The king and queen in some far-off kingdom longed for a baby. As often happens in such stories they were without luck. The queen walked one day in the palace garden nursing her sorrow when she met an old and ugly woman who asked what was wrong. 

The queen said, ‘It’s nothing anyone can do anything about.’ But the old woman said, ‘You never know. Try me.’

So the queen told her story and the old woman told her to fetch a cup from the kitchen and take it into the garden, turn it upside down and leave it out overnight.

In the morning she would find two flowers, the old woman said, one red and one white. Red for a boy, white for a girl. The Queen was to eat one of these flowers and in time her hopes would be fulfilled.

Only one flower, mind. Not two.

The queen did as the old woman urged and sure enough in the morning she found two flowers in her garden.

But which to take? If she had a boy, he’d grow up, go off to wars and likely be killed. A girl, on the other hand, once she grew would likely marry and leave her parents all alone. Abandoned.

The Queen gobbled down the red flower first, which was sweet and in its taste she forgot the old woman’s injunction and then ate the white. 

Soon enough a handsome baby prince was born but before he arrived the queen gave birth to an ugly, scaley Lindworm. The creature shocked her but slid off and disappeared soon after birth. 

The years rolled by, the boy grew into adulthood and in time the king and queen decided he should have a wife.

The king sent his son across the countryside to places foreign to find his wife but when the prince came to a crossroads, his brother the Lindworm with gaping mouth ready to swallow, stopped him and said,

‘I’m the older brother. I marry before you. Find me a wife or die.’ 

So the prince went back to the king and told him the story. And the king called upon his fellow royals in search of an eligible match.

In time a suitable princess was dropped off. They did not let her see her groom until the wedding and that night the Lindworm ate her.
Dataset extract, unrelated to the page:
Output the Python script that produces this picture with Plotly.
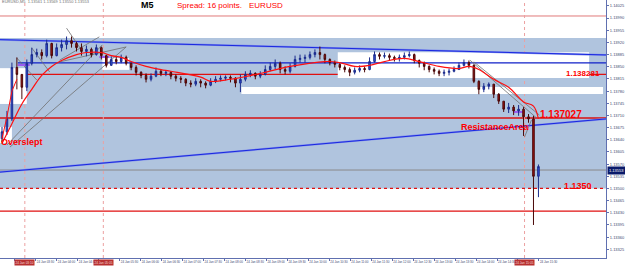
import plotly.graph_objects as go

# ---------------- data ----------------
first_open = 1.13643
closes = [
    1.13663, 1.13700, 1.13848, 1.13828, 1.13791, 1.13860, 1.13885, 1.13891, 1.13882, 1.13917,
    1.13882, 1.13905, 1.13914, 1.13925, 1.13917, 1.13905, 1.13894, 1.13900, 1.13885, 1.13905,
    1.13882, 1.13854, 1.13871, 1.13865, 1.13877, 1.13860, 1.13848, 1.13834, 1.13825, 1.13814,
    1.13823, 1.13837, 1.13831, 1.13834, 1.13823, 1.13817, 1.13814, 1.13803, 1.13800, 1.13808,
    1.13803, 1.13797, 1.13808, 1.13814, 1.13817, 1.13820, 1.13817, 1.13803, 1.13814, 1.13828,
    1.13831, 1.13823, 1.13828, 1.13842, 1.13851, 1.13860, 1.13842, 1.13837, 1.13851, 1.13871,
    1.13874, 1.13877, 1.13885, 1.13891, 1.13885, 1.13871, 1.13862, 1.13857, 1.13848, 1.13842,
    1.13834, 1.13840, 1.13845, 1.13842, 1.13865, 1.13885, 1.13880, 1.13882, 1.13877, 1.13874,
    1.13877, 1.13882, 1.13885, 1.13868, 1.13860, 1.13851, 1.13842, 1.13837, 1.13831, 1.13834,
    1.13837, 1.13842, 1.13854, 1.13862, 1.13854, 1.13808, 1.13785, 1.13794, 1.13800, 1.13771,
    1.13751, 1.13728, 1.13734, 1.13723, 1.13728, 1.13706, 1.13700, 1.13535, 1.13563,
]
highs = [
    1.13677, 1.13723, 1.13862, 1.13877, 1.13825, 1.13871, 1.13905, 1.13902, 1.13900, 1.13928,
    1.13919, 1.13917, 1.13928, 1.13937, 1.13937, 1.13922, 1.13917, 1.13911, 1.13905, 1.13914,
    1.13908, 1.13885, 1.13880, 1.13880, 1.13885, 1.13882, 1.13862, 1.13854, 1.13837, 1.13831,
    1.13831, 1.13848, 1.13842, 1.13840, 1.13837, 1.13828, 1.13823, 1.13817, 1.13811, 1.13817,
    1.13814, 1.13808, 1.13817, 1.13823, 1.13825, 1.13825, 1.13825, 1.13820, 1.13828, 1.13837,
    1.13840, 1.13834, 1.13837, 1.13854, 1.13862, 1.13871, 1.13865, 1.13851, 1.13860, 1.13882,
    1.13885, 1.13885, 1.13894, 1.13900, 1.13908, 1.13888, 1.13874, 1.13868, 1.13860, 1.13854,
    1.13848, 1.13848, 1.13854, 1.13851, 1.13877, 1.13894, 1.13891, 1.13891, 1.13888, 1.13882,
    1.13885, 1.13891, 1.13894, 1.13888, 1.13871, 1.13865, 1.13854, 1.13848, 1.13842, 1.13842,
    1.13845, 1.13851, 1.13862, 1.13871, 1.13868, 1.13857, 1.13811, 1.13803, 1.13805, 1.13800,
    1.13774, 1.13751, 1.13746, 1.13740, 1.13740, 1.13734, 1.13714, 1.13709, 1.13569,
]
lows = [
    1.13634, 1.13654, 1.13694, 1.13785, 1.13757, 1.13780, 1.13854, 1.13877, 1.13871, 1.13877,
    1.13874, 1.13880, 1.13894, 1.13900, 1.13905, 1.13894, 1.13882, 1.13880, 1.13877, 1.13882,
    1.13871, 1.13848, 1.13854, 1.13857, 1.13860, 1.13854, 1.13840, 1.13825, 1.13817, 1.13805,
    1.13808, 1.13820, 1.13823, 1.13823, 1.13814, 1.13808, 1.13803, 1.13794, 1.13791, 1.13794,
    1.13791, 1.13788, 1.13794, 1.13803, 1.13808, 1.13811, 1.13805, 1.13791, 1.13777, 1.13808,
    1.13820, 1.13814, 1.13817, 1.13825, 1.13837, 1.13842, 1.13831, 1.13828, 1.13831, 1.13848,
    1.13862, 1.13862, 1.13871, 1.13877, 1.13871, 1.13860, 1.13854, 1.13848, 1.13840, 1.13834,
    1.13823, 1.13828, 1.13834, 1.13834, 1.13840, 1.13862, 1.13871, 1.13874, 1.13868, 1.13865,
    1.13865, 1.13871, 1.13877, 1.13860, 1.13848, 1.13840, 1.13834, 1.13828, 1.13823, 1.13823,
    1.13825, 1.13834, 1.13842, 1.13851, 1.13845, 1.13803, 1.13771, 1.13777, 1.13785, 1.13760,
    1.13743, 1.13720, 1.13717, 1.13711, 1.13709, 1.13651, 1.13689, 1.13395, 1.13475,
]
opens = [first_open] + closes[:-1]
bar_idx = list(range(len(closes)))

# moving averages (bar index, price)
ma_idx = [0, 2, 4, 6, 8, 10, 12, 15, 17, 20, 22, 24, 26, 29, 32, 34, 40, 42, 46, 53, 58,
          65, 68, 71, 74, 77, 81, 84, 88, 92, 94, 96, 99, 102, 105, 107, 108]
ma_val = [1.13629, 1.13686, 1.13743, 1.13785, 1.13825, 1.13851, 1.13868, 1.13885, 1.13891,
          1.13891, 1.13882, 1.13877, 1.13865, 1.13851, 1.13842, 1.13837, 1.13820, 1.13808,
          1.13814, 1.13834, 1.13851, 1.13865, 1.13862, 1.13851, 1.13854, 1.13865, 1.13874,
          1.13865, 1.13851, 1.13845, 1.13851, 1.13842, 1.13814, 1.13791, 1.13749, 1.13737,
          1.13700]
fast_ma_idx = [0, 1, 2, 3]
fast_ma_val = [1.13643, 1.13706, 1.13780, 1.13814]

# horizontal levels
level_top_red = 1.13996
level_1 = 1.138281
level_2 = 1.137027
level_3 = 1.13500
level_low_red = 1.13435
level_blue = 1.13861
bid_price = 1.13553

# trend lines: (bar0, price0, bar1, price1)
blue_trends = [(-0.4, 1.13928, 121.6, 1.13884), (-0.4, 1.13547, 121.6, 1.13700)]
gray_trends = [
    (3.0, 1.13875, 7.0, 1.13812), (6.0, 1.13904, 9.6, 1.13835),
    (1.0, 1.13625, 20.2, 1.13913), (1.6, 1.13619, 25.0, 1.13907),
    (11.6, 1.13869, 19.6, 1.13936), (11.6, 1.13864, 25.0, 1.13907),
    (13.0, 1.13961, 16.0, 1.13898),
    (94.2, 1.13869, 107.6, 1.13703), (95.0, 1.13864, 108.2, 1.13711),
    (105.2, 1.13648, 106.6, 1.13697),
]
purple_segments = [(3.2, 5.6, 1.13855), (19.6, 21.6, 1.13878), (103.0, 105.0, 1.13720)]

# zones: big blue zone, and white cut-outs (bar0, bar1, price_top, price_bottom)
zone_top, zone_bottom = 1.13933, 1.13500
white_boxes = [
    (67.6, 118.2, 1.13892, 1.13818), (48.2, 121.0, 1.13792, 1.13772),
    (-0.4, 5.0, 1.13846, 1.13743), (20.2, 25.6, 1.13875, 1.13841),
    (-0.4, 2.0, 1.13677, 1.13631),
]
vlines = [4.6, 20.4, 105.2]
vline_labels = ["24 Jan 03:10", "24 Jan 05:05", "24 Jan 15:05"]

x_tick_labels = ["24 Jan %02d:%02d" % (3 + (30 * k) // 60, (30 * k) % 60) for k in range(26)]
hidden_ticks = [0, 4, 24]   # covered by the vertical-line time boxes
y_tick_vals = [1.14025, 1.13990, 1.13955, 1.13920, 1.13885, 1.13850, 1.13815, 1.13780,
               1.13745, 1.13710, 1.13675, 1.13640, 1.13605, 1.13570, 1.13535, 1.13500,
               1.13465, 1.13430, 1.13395, 1.13360, 1.13325]
y_tick_text = ["%.5f" % v for v in y_tick_vals]

# ---------------- figure ----------------
fig = go.Figure()
fig.add_trace(go.Candlestick(
    x=bar_idx, open=opens, high=highs, low=lows, close=closes,
    increasing=dict(line=dict(color="#1c2c8c", width=1), fillcolor="#3050e0"),
    decreasing=dict(line=dict(color="#4a0808", width=1), fillcolor="#a01010"),
    whiskerwidth=0, hoverinfo="skip", showlegend=False))
fig.add_trace(go.Scatter(x=ma_idx, y=ma_val, mode="lines", line=dict(color="#ff1010", width=1.2, shape="spline"),
                         hoverinfo="skip", showlegend=False))
fig.add_trace(go.Scatter(x=fast_ma_idx, y=fast_ma_val, mode="lines", line=dict(color="#ff1010", width=1),
                         hoverinfo="skip", showlegend=False))

shapes = []
ZONE = "#b0c4de"
shapes.append(dict(type="rect", xref="paper", yref="y", x0=0, x1=1, y0=zone_bottom, y1=zone_top,
                   fillcolor=ZONE, line=dict(width=0), layer="below"))
for b0, b1, p0, p1 in white_boxes:
    shapes.append(dict(type="rect", xref="x", yref="y", x0=b0, x1=b1, y0=p1, y1=p0,
                       fillcolor="white", line=dict(width=0), layer="below"))

def hline(p, color, width=1, dash="solid"):
    shapes.append(dict(type="line", xref="paper", yref="y", x0=0, x1=1,
                       y0=p, y1=p, line=dict(color=color, width=width, dash=dash), layer="below"))

hline(level_top_red, "#e07a7a", 1)
hline(level_1, "#e01010", 1.2)
hline(level_2, "#d81010", 1.5)
hline(level_3, "#e01010", 1.2, "dot")
hline(level_low_red, "#e01010", 1.2)
hline(bid_price, "#8a8a8a", 1)
shapes.append(dict(type="line", xref="x", yref="y", x0=3.2, x1=121.6, y0=level_blue, y1=level_blue,
                   line=dict(color="#1020c8", width=1.2), layer="below"))

for x in vlines:
    shapes.append(dict(type="line", xref="x", yref="paper", x0=x, x1=x, y0=0, y1=1,
                       line=dict(color="#eca0a0", width=1, dash="dot"), layer="below"))

for b0, p0, b1, p1 in blue_trends:
    shapes.append(dict(type="line", xref="x", yref="y", x0=b0, y0=p0, x1=b1, y1=p1,
                       line=dict(color="#8090ec", width=2.0), layer="below"))
    shapes.append(dict(type="line", xref="x", yref="y", x0=b0, y0=p0, x1=b1, y1=p1,
                       line=dict(color="#1a28e0", width=1.0), layer="below"))
for b0, p0, b1, p1 in gray_trends:
    shapes.append(dict(type="line", xref="x", yref="y", x0=b0, y0=p0, x1=b1, y1=p1,
                       line=dict(color="#707070", width=0.8), layer="below"))
for b0, b1, p in purple_segments:
    shapes.append(dict(type="line", xref="x", yref="y", x0=b0, y0=p, x1=b1, y1=p,
                       line=dict(color="#9a5cf0", width=2), layer="below"))

FONT = "Arial, Liberation Sans, sans-serif"
ann = []
def txt(text, x, y, xref="paper", yref="paper", size=8, color="#ff0000", xanchor="left", yanchor="middle",
        yshift=0, bgcolor=None, xshift=0, pad=1):
    d = dict(text=text, x=x, y=y, xref=xref, yref=yref, showarrow=False, xanchor=xanchor, yanchor=yanchor,
             font=dict(family=FONT, size=size, color=color), yshift=yshift, xshift=xshift, borderpad=0)
    if bgcolor:
        d["bgcolor"] = bgcolor
        d["borderpad"] = pad
    ann.append(d)

txt("EURUSD,M5  1.13561 1.13569 1.13550 1.13553", 0.002, 0.994, size=4, color="#707070")
txt("<b>M5</b>", 0.244, 0.98, size=9, color="#000000", xanchor="center")
txt("Spread: 16 points.", 0.290, 0.98, size=8)
txt("EURUSD", 0.410, 0.98, size=8)
txt("<b>1.138281</b>", 0.992, level_1, xref="paper", yref="y", size=8, xanchor="right", yshift=1)
txt("<b>1.137027</b>", 0.890, level_2, xref="paper", yref="y", size=10, yshift=3)
txt("<b>1.1350</b>", 0.9295, level_3, xref="paper", yref="y", size=9, yshift=2)
txt("<b>ResistanceArea</b>", 99.3, 1.13677, xref="x", yref="y", size=9, xanchor="center")
txt("<b>Overslept</b>", 0.0, 1.13634, xref="paper", yref="y", size=9)
txt("%.5f" % bid_price, 1.0, bid_price, xref="paper", yref="y", size=4, color="white",
    bgcolor="#0a1a6a", xshift=1)
for x, lab in zip(vlines, vline_labels):
    txt(lab, x, 0, xref="x", yref="paper", size=3.1, color="#f4dede", xanchor="center", yanchor="top",
        yshift=-1, bgcolor="#b83030", pad=0.5)

tick_step = 4.22
x_tick_vals = [2.6 + tick_step * k for k in range(len(x_tick_labels))]
x_tick_text = ["" if k in hidden_ticks else lab for k, lab in enumerate(x_tick_labels)]

fig.update_layout(
    width=625, height=267, margin=dict(l=0, r=15, t=0, b=9),
    paper_bgcolor="white", plot_bgcolor="white", showlegend=False,
    boxgap=0.55,
    shapes=shapes, annotations=ann,
    xaxis=dict(range=[-0.4, 121.6], showgrid=False, zeroline=False, showline=True, linecolor="#6070b0",
               linewidth=1, ticks="outside", ticklen=2, tickcolor="#6070b0", tickvals=x_tick_vals,
               ticktext=x_tick_text, tickangle=0, tickfont=dict(size=3, color="#404870", family=FONT),
               ticklabelposition="outside right", rangeslider=dict(visible=False)),
    yaxis=dict(range=[1.13300, 1.14042], side="right", showgrid=False, zeroline=False, showline=True,
               linecolor="#6070b0", linewidth=1, ticks="outside", ticklen=2, tickcolor="#6070b0",
               tickvals=y_tick_vals, ticktext=y_tick_text,
               tickfont=dict(size=4, color="#404870", family=FONT)),
)

fig.write_html("out.html")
This happened three times before the king ran out of royal friends willing to pass over their daughters. His friends whose daughters had disappeared were angry with the king. 

Each time the prince went out onto the road he met his gaping mouthed brother who said, ‘I marry first.’ 

Eventually, in desperation the king asked one of his servants to hand over his beautiful servant daughter in return for wealth. At first the man refused but the king insisted, and in time the servant relented. 

When she arrived at the palace, the servant’s daughter knew of her betrothal to Prince Lindworm and was sad and scared. Like the queen before her she wandered into the garden crestfallen.

Sure enough, she soon encountered the same old woman. And as before, the old woman asked, ‘Why so sad?’

The young girl said there was nothing for it. The old woman said, ‘You never know.’ And so, the young girl told her story. The old woman then instructed her:

‘When you go to the prince’s bed chamber after your wedding wear ten shifts, one on top of the other and when he asks you to remove the shift, command him to remove one of his skins first.’

The old woman also urged the young woman to take a bucket of pickling solution, a switch (a thin flexible piece of wood used for whipping people or animals) and a tub of milk. 

And so, it transpired. When the Lindworm told the girl to take off her shift, she insisted he do likewise with his skin. If the Lindworm refused to remove a skin, the young girl insisted and soon all ten layers of shift and skin were laid out before them.

The Lindworm stood before his bride, a skinless blubbering mess, at which the young girl took the switch and beat him with the pickling solution as the old woman had instructed. Then as he was quaking in horror, she completed the old woman’s last command and bathed the Lindworm in milk. Finally, she held him. 

The young girl completed all the instructions and as she held the Lindworm in bed that night after the removal of skins and her shifts, the flailing and the milk soak, she fell asleep. 

In the morning in her arms she saw the most handsome of princes.

Everyone was happy and the girl became a treasured member of the royal household.

My friend told a truncated version of this story, and I enjoyed it for the images it conjured in my mind and the wit of the young girl who was able to command the Lindworm to shed its skin. 

When I read the original version later I found myself pining for the three princesses who died for the sake of the story. No men were lost and although the queen ate two flowers, one red one white, in the end she wound up with two sons and two daughters in law.’

While the feminist inside me railed against the unfairness of it all.